By Willie Beck, SVP and Director of Acquisitions, Capital Automotive
Should I own or lease my dealership real estate? For most car dealers, the answer is “it depends”.
At Capital Automotive, we provide real estate capital to dealers by funding 100% of the fair market value (“FMV”) of their dealership land and buildings, and lease the property back to dealers under long-term lease agreements (which is known as a sale / leaseback transaction).
While dealers no longer own the property, they retain control of the real estate for 20, 30 or even 40 or more years through the lease agreement. During our visits with dealers, we are frequently asked “should I own or lease?” Determining the answer for a specific dealer to this seemingly simple question depends on a number of unique factors, including:
- Personal intention (expand the business, maintain the status quo or consider exit strategies)
- Real estate equity / Available refinancing options
- Alternative uses for the equity (within or outside of the auto industry)
- Desire to diversify (perhaps for estate planning)
Let’s review each of these factors:
Personal Intention
Dealers that are satisfied with the status quo and don’t have an opportunity to invest additional capital, or are considering near-term exit strategies, should probably retain ownership of their real estate, as to maintain maximum flexibility. For example, unless there’s a liquidity or mortgage refinancing need, there probably isn’t a practical business case to explore a sale / leaseback transaction.
Likewise, if a dealer is considering a near-term exit strategy like the sale of the business, it is probably best to retain ownership of the real estate. That way, once a buyer is determined the buyer has the option to acquire or lease the property, thereby maintaining financing flexibility. However, once a property is leased and a sale of the business occurs the lease can be assigned to the buyer subject to customary conditions, such as factory approval and credit approval of the buyer.
Amount of Equity / Available Refinancing Options
When dealership real estate is owned by the dealer (typically through a related real estate company), the property is generally financed utilizing a mortgage loan from a bank or captive finance company. Typical down-payment requirements are 20% – 25%, and typical loan terms are 5 – 10 years. The property’s equity is calculated by the difference between the property’s FMV and the loan’s payoff amount.

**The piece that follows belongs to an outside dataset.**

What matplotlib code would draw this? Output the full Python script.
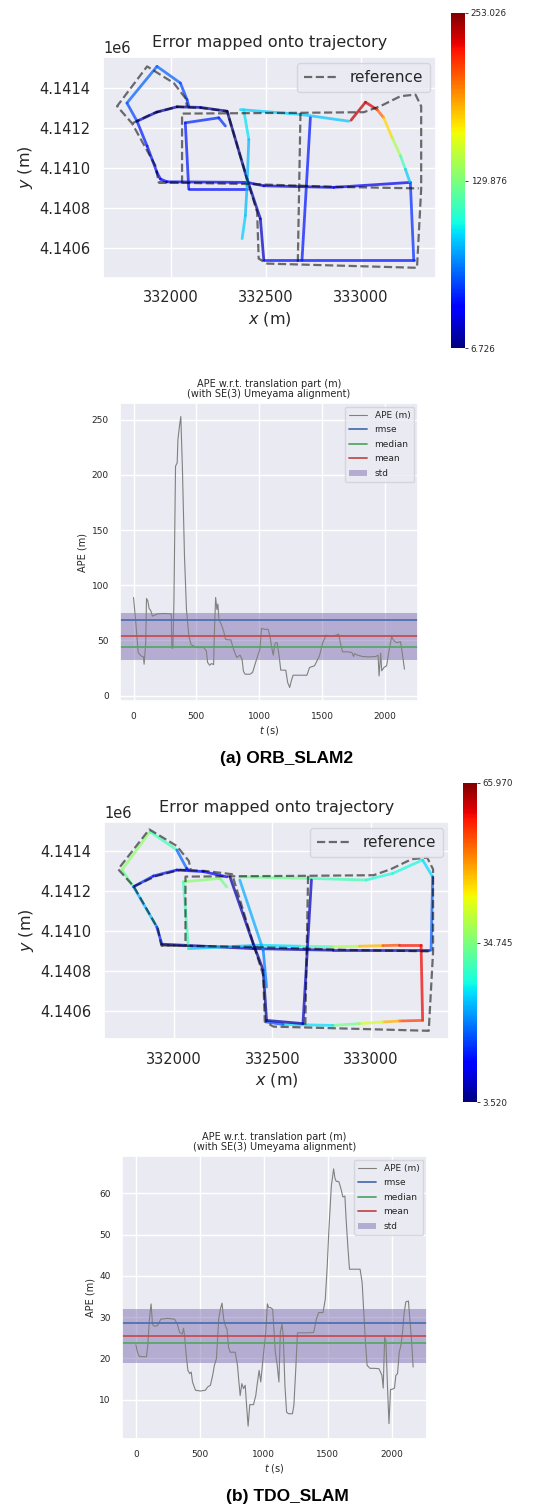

Unlike during the recent Great Recession, banks are currently offering attractive refinancing rates and terms for loans that are maturing. Unless there’s a need to redeploy the real estate equity for another purpose (as described below), there probably isn’t a significant business case to complete a sale / leaseback transaction, but it may be smart to consider this option before interest rates increase.
Alternative Uses for the Real Estate Equity
Today, many dealers are looking to expand their businesses by acquiring additional franchises. Besides available investable cash, some of these dealers consider the equity in their existing real estate to be a good source of additional funds for acquisitions. By completing a sale / leaseback transaction, that equity (on an after-tax basis) can be redeployed into the new acquisition, thereby reducing the need for additional investment and / or debt financing.

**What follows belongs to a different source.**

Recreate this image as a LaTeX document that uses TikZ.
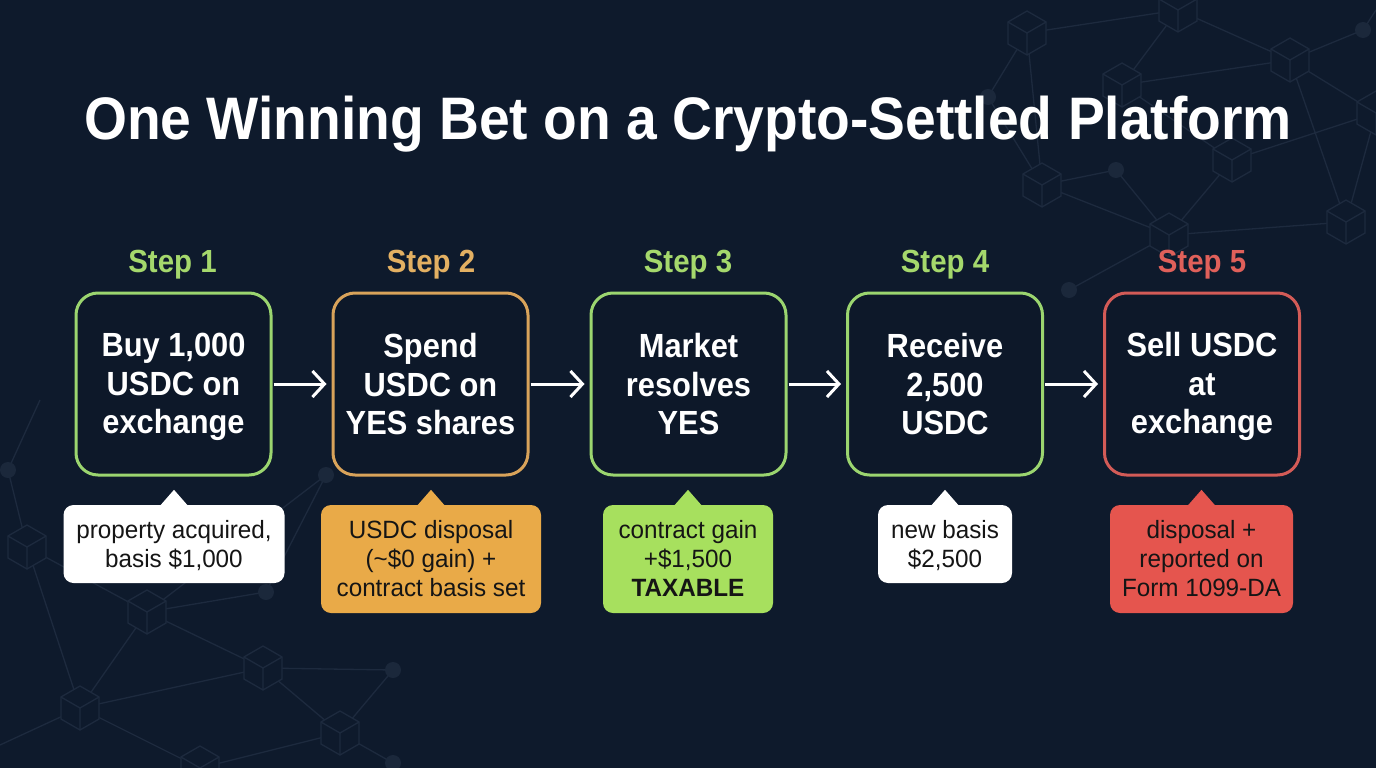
\documentclass[tikz,border=0pt]{standalone}
\usepackage{fontspec}
\setmainfont[FakeStretch=0.92]{Liberation Sans}
\newfontfamily\callfont[FakeStretch=0.97]{Liberation Sans}
\usetikzlibrary{arrows.meta}
\definecolor{bg}{HTML}{0E1A2C}
\definecolor{boxbg}{HTML}{0D1829}
\definecolor{netc}{HTML}{1D2A3E}
\definecolor{dotc}{HTML}{1B283B}
\definecolor{grn}{HTML}{A5D86C}
\definecolor{grnb}{HTML}{9BD56F}
\definecolor{org}{HTML}{E3B062}
\definecolor{orgb}{HTML}{D9A35A}
\definecolor{rd}{HTML}{E0605A}
\definecolor{rdb}{HTML}{D35B57}
\definecolor{cwhite}{HTML}{FFFFFF}
\definecolor{corg}{HTML}{E9AA48}
\definecolor{cgrn}{HTML}{A7E05E}
\definecolor{crd}{HTML}{E5554E}
\definecolor{ctext}{HTML}{151515}
\newcommand{\bxtop}{\rule{0pt}{30pt}}
\newcommand{\bxbot}{\rule[-6pt]{0pt}{6pt}}
\newcommand{\cltop}{\rule{0pt}{22pt}}
\newcommand{\clbot}{\rule[-5pt]{0pt}{5pt}}
\begin{document}
\begin{tikzpicture}[x=1pt,y=-1pt,
  net/.style={draw=netc, line width=1.3pt},
  cubeshape/.pic={
    \filldraw[fill=bg, draw=netc, line width=1.3pt] (90:22)--(30:22)--(-30:22)--(-90:22)--(-150:22)--(150:22)--cycle;
    \draw[netc, line width=1.3pt] (-150:22)--(0,0)--(-30:22) (0,0)--(90:22);
  },
  netdot/.style={fill=dotc},
  steplab/.style={text=#1, anchor=base, font=\fontsize{32}{36}\selectfont\bfseries},
  stepbox/.style={draw=#1, line width=3pt, rounded corners=22pt, minimum width=195pt, minimum height=182pt, fill=boxbg, text=white, align=center, inner sep=0pt, font=\fontsize{33.5}{38.5}\selectfont\bfseries},
  callout/.style={fill=#1, rounded corners=10pt, inner sep=0pt, align=center, text=ctext, font=\callfont\fontsize{25}{29}\selectfont},
  flow/.style={draw=white, line width=3pt, -{Straight Barb[length=12pt,width=26pt]}, shorten >=5pt, shorten <=1pt},
]
\useasboundingbox (0,0) rectangle (1376,768);
\fill[bg] (0,0) rectangle (1376,768);

% ---- background network, top right ----
\coordinate (nA) at (1027,33);
\coordinate (nB) at (1178,10);
\coordinate (nC) at (1290,60);
\coordinate (nD) at (1122,85);
\coordinate (nE) at (1042,185);
\coordinate (nF) at (1232,160);
\coordinate (nG) at (1346,222);
\coordinate (nH) at (1169,235);
\coordinate (nI) at (1376,113);
\coordinate (d1) at (988,97);
\coordinate (d2) at (1116,170);
\coordinate (d3) at (1363,30);
\coordinate (d4) at (1069,290);
\coordinate (nJ) at (1376,10);
\draw[net] (nA)--(nB) (nA)--(nE) (nA)--(d1) (nB)--(nD) (nB)--(nC) (nD)--(nC) (nC)--(d3) (nC)--(nG) (nD)--(nF)
  (nE)--(d2) (d2)--(nH) (nF)--(nH) (nH)--(nG) (nE)--(nH) (nH)--(d4) (nG)--(nI) (nF)--(nI) (d1)--(nE) (d3)--(nJ) (nC)--(nI);
\foreach \p in {nA,nB,nC,nD,nE,nF,nG,nH,nI} \pic at (\p) {cubeshape};
\foreach \p in {d1,d2,d3,d4} \fill[netdot] (\p) circle (8pt);

% ---- background network, bottom left ----
\coordinate (mP) at (27,547);
\coordinate (mQ) at (147,612);
\coordinate (mR) at (263,668);
\coordinate (mS) at (80,708);
\coordinate (mT) at (340,733);
\coordinate (mU) at (200,768);
\coordinate (e1) at (326,475);
\coordinate (e2) at (266,592);
\coordinate (e3) at (393,670);
\coordinate (e4) at (393,763);
\coordinate (e0) at (8,470);
\coordinate (eL) at (0,745);
\coordinate (eT) at (40,400);
\draw[net] (mP)--(mQ) (mP)--(mS) (mQ)--(e2) (e2)--(e1) (mQ)--(mR) (mR)--(mT) (e3)--(mT) (mS)--(mR) (mS)--(mQ)
  (mS)--(mU) (mT)--(e4) (mT)--(mU) (mR)--(e3) (e0)--(mP) (mS)--(eL) (eT)--(e0) (e1)--(mQ);
\foreach \p in {mP,mQ,mR,mS,mT,mU} \pic at (\p) {cubeshape};
\foreach \p in {e1,e2,e3,e4,e0} \fill[netdot] (\p) circle (8pt);

% ---- title ----
\node[anchor=base, text=white, font=\fontsize{60}{72}\selectfont\bfseries] (title) at (688,139) {One Winning Bet on a Crypto-Settled Platform};

% ---- step labels ----
\node[steplab=grn] (s1) at (172.5,272) {Step 1};
\node[steplab=org] (s2) at (431,272) {Step 2};
\node[steplab=grn] (s3) at (688,272) {Step 3};
\node[steplab=grn] (s4) at (945,272) {Step 4};
\node[steplab=rd]  (s5) at (1202,272) {Step 5};

% ---- step boxes ----
\node[stepbox=grnb] (b1) at (173.5,384) {\bxtop Buy 1,000\\USDC on\\exchange\bxbot};
\node[stepbox=orgb] (b2) at (430.5,384) {\bxtop Spend\\USDC on\\YES shares\bxbot};
\node[stepbox=grnb] (b3) at (688.5,384) {\bxtop Market\\resolves\\YES\bxbot};
\node[stepbox=grnb] (b4) at (945,384) {\bxtop Receive\\2,500\\USDC\bxbot};
\node[stepbox=rdb]  (b5) at (1202,384) {\bxtop Sell USDC\\at\\exchange\bxbot};

% ---- arrows ----
\draw[flow] (b1.east) -- (b2.west);
\draw[flow] (b2.east) -- (b3.west);
\draw[flow] (b3.east) -- (b4.west);
\draw[flow] (b4.east) -- (b5.west);

% ---- callouts ----
\node[callout=cwhite, minimum width=221pt, minimum height=78pt] (c1) at (174,544) {\cltop property acquired,\\basis \$1,000\clbot};
\node[callout=corg, minimum width=220pt, minimum height=108pt] (c2) at (431,559) {\cltop USDC disposal\\(\textasciitilde\$0 gain) +\\contract basis set\clbot};
\node[callout=cgrn, minimum width=170pt, minimum height=108pt] (c3) at (688,559) {\cltop contract gain\\+\$1,500\\\textbf{TAXABLE}\clbot};
\node[callout=cwhite, minimum width=134pt, minimum height=78pt] (c4) at (945,544) {\cltop new basis\\\$2,500\clbot};
\node[callout=crd, minimum width=183pt, minimum height=108pt] (c5) at (1201.5,559) {\cltop disposal +\\reported on\\Form 1099-DA\clbot};

\foreach \c/\col in {c1/cwhite,c2/corg,c3/cgrn,c4/cwhite,c5/crd}
  \fill[\col] ([xshift=-14pt,yshift=-1pt]\c.north) -- ([yshift=15pt]\c.north) -- ([xshift=14pt,yshift=-1pt]\c.north) -- cycle;
\end{tikzpicture}
\end{document}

Additionally, some of these dealers also consider a sale / leaseback transaction on the new dealership real estate, thereby eliminating the need for the additional 20% – 25% equity investment for the new property, thereby effectively lowering their funding requirement and improving their return on investment. Thus, the sale / leaseback can be utilized on existing real estate, the to-be-acquired real estate or both.
Diversification
The funds generated through a sale / leaseback transaction could be invested elsewhere (even as part of a “1031 exchange” transaction), while the dealer retained control of the property and ownership of the dealership franchise. Many of our clients have successfully utilized us for these estate planning or diversification strategies.
As outlined, a sale / leaseback transaction could be an appropriate real estate strategy, depending upon a dealer’s needs. As with any strategic transaction, dealers should consult with their advisors to fully understand the tax, legal and other potential implications
When Capital Automotive was first formed in 1997, the founders recognized that our sale / leaseback product would also be a good tool for dealers as part of their comprehensive estate planning, or who wanted to diversify some of their investments away from the auto industry, into other real estate types, stocks or bonds, or even other businesses. Capital Automotive currently has invested over $3.4 billion in 300 properties, and does business with over 65 dealership groups in 35 states.